* [Dataset records]:
+++

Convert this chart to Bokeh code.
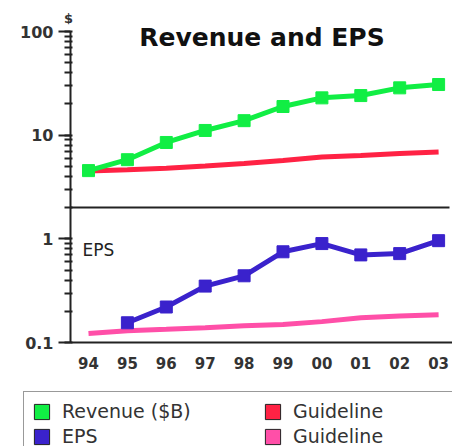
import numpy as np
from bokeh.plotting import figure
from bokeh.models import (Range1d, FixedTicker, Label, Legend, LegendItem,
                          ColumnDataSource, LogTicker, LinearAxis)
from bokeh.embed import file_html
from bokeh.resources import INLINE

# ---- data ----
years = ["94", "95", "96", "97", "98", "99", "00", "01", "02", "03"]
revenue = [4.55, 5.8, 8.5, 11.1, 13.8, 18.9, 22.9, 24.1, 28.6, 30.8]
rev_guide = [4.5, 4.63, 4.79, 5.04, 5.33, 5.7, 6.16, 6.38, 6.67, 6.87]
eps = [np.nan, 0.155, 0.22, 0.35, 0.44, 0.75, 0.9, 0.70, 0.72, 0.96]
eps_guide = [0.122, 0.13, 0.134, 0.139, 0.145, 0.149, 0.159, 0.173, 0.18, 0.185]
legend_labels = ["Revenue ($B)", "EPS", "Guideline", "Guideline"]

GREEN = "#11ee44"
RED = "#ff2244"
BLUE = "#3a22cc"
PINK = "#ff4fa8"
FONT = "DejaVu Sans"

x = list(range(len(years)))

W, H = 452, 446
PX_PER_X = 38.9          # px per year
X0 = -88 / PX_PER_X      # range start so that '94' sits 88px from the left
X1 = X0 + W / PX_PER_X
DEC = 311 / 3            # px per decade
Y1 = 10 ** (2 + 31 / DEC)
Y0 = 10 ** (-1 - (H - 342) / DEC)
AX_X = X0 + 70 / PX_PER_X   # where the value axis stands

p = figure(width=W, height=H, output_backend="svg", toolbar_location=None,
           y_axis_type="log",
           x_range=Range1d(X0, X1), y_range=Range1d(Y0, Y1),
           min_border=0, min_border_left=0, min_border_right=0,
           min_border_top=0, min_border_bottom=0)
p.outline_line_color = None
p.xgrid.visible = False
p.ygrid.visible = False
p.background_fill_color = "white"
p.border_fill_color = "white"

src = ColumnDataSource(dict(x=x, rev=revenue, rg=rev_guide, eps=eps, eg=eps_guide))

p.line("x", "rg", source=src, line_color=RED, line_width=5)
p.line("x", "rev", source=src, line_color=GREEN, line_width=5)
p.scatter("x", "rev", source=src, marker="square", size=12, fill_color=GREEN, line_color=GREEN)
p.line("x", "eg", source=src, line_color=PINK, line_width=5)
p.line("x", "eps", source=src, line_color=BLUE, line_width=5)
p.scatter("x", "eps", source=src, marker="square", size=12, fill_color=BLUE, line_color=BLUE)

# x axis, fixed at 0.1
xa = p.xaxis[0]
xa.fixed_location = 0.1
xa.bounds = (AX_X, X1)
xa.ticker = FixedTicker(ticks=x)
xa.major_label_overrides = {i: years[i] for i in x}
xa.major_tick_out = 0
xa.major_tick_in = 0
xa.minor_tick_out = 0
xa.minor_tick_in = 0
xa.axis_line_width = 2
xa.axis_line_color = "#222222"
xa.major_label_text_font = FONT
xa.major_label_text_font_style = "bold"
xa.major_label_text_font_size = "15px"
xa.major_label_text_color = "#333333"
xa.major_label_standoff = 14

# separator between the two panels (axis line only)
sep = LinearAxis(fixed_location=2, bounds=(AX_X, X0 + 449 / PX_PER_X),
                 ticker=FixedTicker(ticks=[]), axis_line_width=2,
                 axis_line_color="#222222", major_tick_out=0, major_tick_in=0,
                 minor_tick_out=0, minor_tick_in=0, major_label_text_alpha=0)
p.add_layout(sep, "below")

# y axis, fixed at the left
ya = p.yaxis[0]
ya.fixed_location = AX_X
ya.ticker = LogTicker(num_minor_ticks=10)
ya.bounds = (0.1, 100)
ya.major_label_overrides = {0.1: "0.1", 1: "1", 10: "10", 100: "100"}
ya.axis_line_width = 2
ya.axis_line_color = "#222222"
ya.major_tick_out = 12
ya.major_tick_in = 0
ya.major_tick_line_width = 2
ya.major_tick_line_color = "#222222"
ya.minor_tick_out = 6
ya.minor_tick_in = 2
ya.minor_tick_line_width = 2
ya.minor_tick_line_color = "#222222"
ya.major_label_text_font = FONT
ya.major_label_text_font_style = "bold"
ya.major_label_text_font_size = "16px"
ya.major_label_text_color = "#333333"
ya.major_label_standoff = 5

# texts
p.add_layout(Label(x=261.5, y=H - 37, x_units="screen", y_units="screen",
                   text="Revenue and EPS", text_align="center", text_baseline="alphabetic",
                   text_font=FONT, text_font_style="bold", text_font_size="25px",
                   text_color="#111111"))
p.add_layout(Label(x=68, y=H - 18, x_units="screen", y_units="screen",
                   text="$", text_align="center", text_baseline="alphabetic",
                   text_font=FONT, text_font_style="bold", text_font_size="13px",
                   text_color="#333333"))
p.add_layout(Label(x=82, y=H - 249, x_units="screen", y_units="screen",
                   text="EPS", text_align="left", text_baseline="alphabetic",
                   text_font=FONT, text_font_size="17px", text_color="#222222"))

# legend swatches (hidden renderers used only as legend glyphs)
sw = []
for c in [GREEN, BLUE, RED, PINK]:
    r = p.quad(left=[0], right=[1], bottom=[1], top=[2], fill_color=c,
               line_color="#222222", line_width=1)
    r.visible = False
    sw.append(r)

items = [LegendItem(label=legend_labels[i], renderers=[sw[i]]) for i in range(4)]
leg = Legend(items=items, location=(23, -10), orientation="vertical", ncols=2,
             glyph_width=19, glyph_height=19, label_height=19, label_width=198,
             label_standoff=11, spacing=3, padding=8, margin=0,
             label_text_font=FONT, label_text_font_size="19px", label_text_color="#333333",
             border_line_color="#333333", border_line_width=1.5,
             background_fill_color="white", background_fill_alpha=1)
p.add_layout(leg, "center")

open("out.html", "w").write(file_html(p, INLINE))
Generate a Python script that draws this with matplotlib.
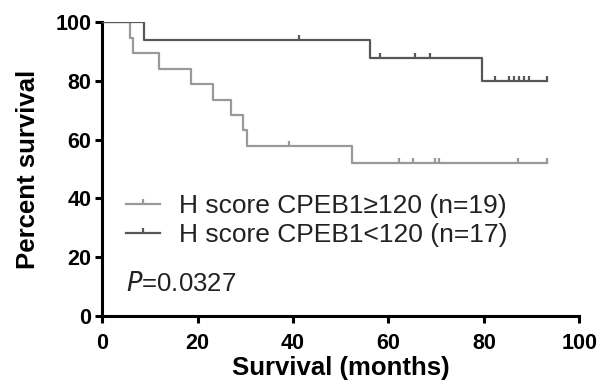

+++

* [Direction]:
Without the pictures, extract every entry verbatim.

* [Solved problem]:
Convert this chart to Bokeh code.
import numpy as np
from bokeh.plotting import figure
from bokeh.models import (Range1d, FixedTicker, Label, Legend, LegendItem,
                          ColumnDataSource, LogTicker, LinearAxis)
from bokeh.embed import file_html
from bokeh.resources import INLINE

# ---- data ----
years = ["94", "95", "96", "97", "98", "99", "00", "01", "02", "03"]
revenue = [4.55, 5.8, 8.5, 11.1, 13.8, 18.9, 22.9, 24.1, 28.6, 30.8]
rev_guide = [4.5, 4.63, 4.79, 5.04, 5.33, 5.7, 6.16, 6.38, 6.67, 6.87]
eps = [np.nan, 0.155, 0.22, 0.35, 0.44, 0.75, 0.9, 0.70, 0.72, 0.96]
eps_guide = [0.122, 0.13, 0.134, 0.139, 0.145, 0.149, 0.159, 0.173, 0.18, 0.185]
legend_labels = ["Revenue ($B)", "EPS", "Guideline", "Guideline"]

GREEN = "#11ee44"
RED = "#ff2244"
BLUE = "#3a22cc"
PINK = "#ff4fa8"
FONT = "DejaVu Sans"

x = list(range(len(years)))

W, H = 452, 446
PX_PER_X = 38.9          # px per year
X0 = -88 / PX_PER_X      # range start so that '94' sits 88px from the left
X1 = X0 + W / PX_PER_X
DEC = 311 / 3            # px per decade
Y1 = 10 ** (2 + 31 / DEC)
Y0 = 10 ** (-1 - (H - 342) / DEC)
AX_X = X0 + 70 / PX_PER_X   # where the value axis stands

p = figure(width=W, height=H, output_backend="svg", toolbar_location=None,
           y_axis_type="log",
           x_range=Range1d(X0, X1), y_range=Range1d(Y0, Y1),
           min_border=0, min_border_left=0, min_border_right=0,
           min_border_top=0, min_border_bottom=0)
p.outline_line_color = None
p.xgrid.visible = False
p.ygrid.visible = False
p.background_fill_color = "white"
p.border_fill_color = "white"

src = ColumnDataSource(dict(x=x, rev=revenue, rg=rev_guide, eps=eps, eg=eps_guide))

p.line("x", "rg", source=src, line_color=RED, line_width=5)
p.line("x", "rev", source=src, line_color=GREEN, line_width=5)
p.scatter("x", "rev", source=src, marker="square", size=12, fill_color=GREEN, line_color=GREEN)
p.line("x", "eg", source=src, line_color=PINK, line_width=5)
p.line("x", "eps", source=src, line_color=BLUE, line_width=5)
p.scatter("x", "eps", source=src, marker="square", size=12, fill_color=BLUE, line_color=BLUE)

# x axis, fixed at 0.1
xa = p.xaxis[0]
xa.fixed_location = 0.1
xa.bounds = (AX_X, X1)
xa.ticker = FixedTicker(ticks=x)
xa.major_label_overrides = {i: years[i] for i in x}
xa.major_tick_out = 0
xa.major_tick_in = 0
xa.minor_tick_out = 0
xa.minor_tick_in = 0
xa.axis_line_width = 2
xa.axis_line_color = "#222222"
xa.major_label_text_font = FONT
xa.major_label_text_font_style = "bold"
xa.major_label_text_font_size = "15px"
xa.major_label_text_color = "#333333"
xa.major_label_standoff = 14

# separator between the two panels (axis line only)
sep = LinearAxis(fixed_location=2, bounds=(AX_X, X0 + 449 / PX_PER_X),
                 ticker=FixedTicker(ticks=[]), axis_line_width=2,
                 axis_line_color="#222222", major_tick_out=0, major_tick_in=0,
                 minor_tick_out=0, minor_tick_in=0, major_label_text_alpha=0)
p.add_layout(sep, "below")

# y axis, fixed at the left
ya = p.yaxis[0]
ya.fixed_location = AX_X
ya.ticker = LogTicker(num_minor_ticks=10)
ya.bounds = (0.1, 100)
ya.major_label_overrides = {0.1: "0.1", 1: "1", 10: "10", 100: "100"}
ya.axis_line_width = 2
ya.axis_line_color = "#222222"
ya.major_tick_out = 12
ya.major_tick_in = 0
ya.major_tick_line_width = 2
ya.major_tick_line_color = "#222222"
ya.minor_tick_out = 6
ya.minor_tick_in = 2
ya.minor_tick_line_width = 2
ya.minor_tick_line_color = "#222222"
ya.major_label_text_font = FONT
ya.major_label_text_font_style = "bold"
ya.major_label_text_font_size = "16px"
ya.major_label_text_color = "#333333"
ya.major_label_standoff = 5

# texts
p.add_layout(Label(x=261.5, y=H - 37, x_units="screen", y_units="screen",
                   text="Revenue and EPS", text_align="center", text_baseline="alphabetic",
                   text_font=FONT, text_font_style="bold", text_font_size="25px",
                   text_color="#111111"))
p.add_layout(Label(x=68, y=H - 18, x_units="screen", y_units="screen",
                   text="$", text_align="center", text_baseline="alphabetic",
                   text_font=FONT, text_font_style="bold", text_font_size="13px",
                   text_color="#333333"))
p.add_layout(Label(x=82, y=H - 249, x_units="screen", y_units="screen",
                   text="EPS", text_align="left", text_baseline="alphabetic",
                   text_font=FONT, text_font_size="17px", text_color="#222222"))

# legend swatches (hidden renderers used only as legend glyphs)
sw = []
for c in [GREEN, BLUE, RED, PINK]:
    r = p.quad(left=[0], right=[1], bottom=[1], top=[2], fill_color=c,
               line_color="#222222", line_width=1)
    r.visible = False
    sw.append(r)

items = [LegendItem(label=legend_labels[i], renderers=[sw[i]]) for i in range(4)]
leg = Legend(items=items, location=(23, -10), orientation="vertical", ncols=2,
             glyph_width=19, glyph_height=19, label_height=19, label_width=198,
             label_standoff=11, spacing=3, padding=8, margin=0,
             label_text_font=FONT, label_text_font_size="19px", label_text_color="#333333",
             border_line_color="#333333", border_line_width=1.5,
             background_fill_color="white", background_fill_alpha=1)
p.add_layout(leg, "center")

open("out.html", "w").write(file_html(p, INLINE))
Generate a Python script that draws this with matplotlib.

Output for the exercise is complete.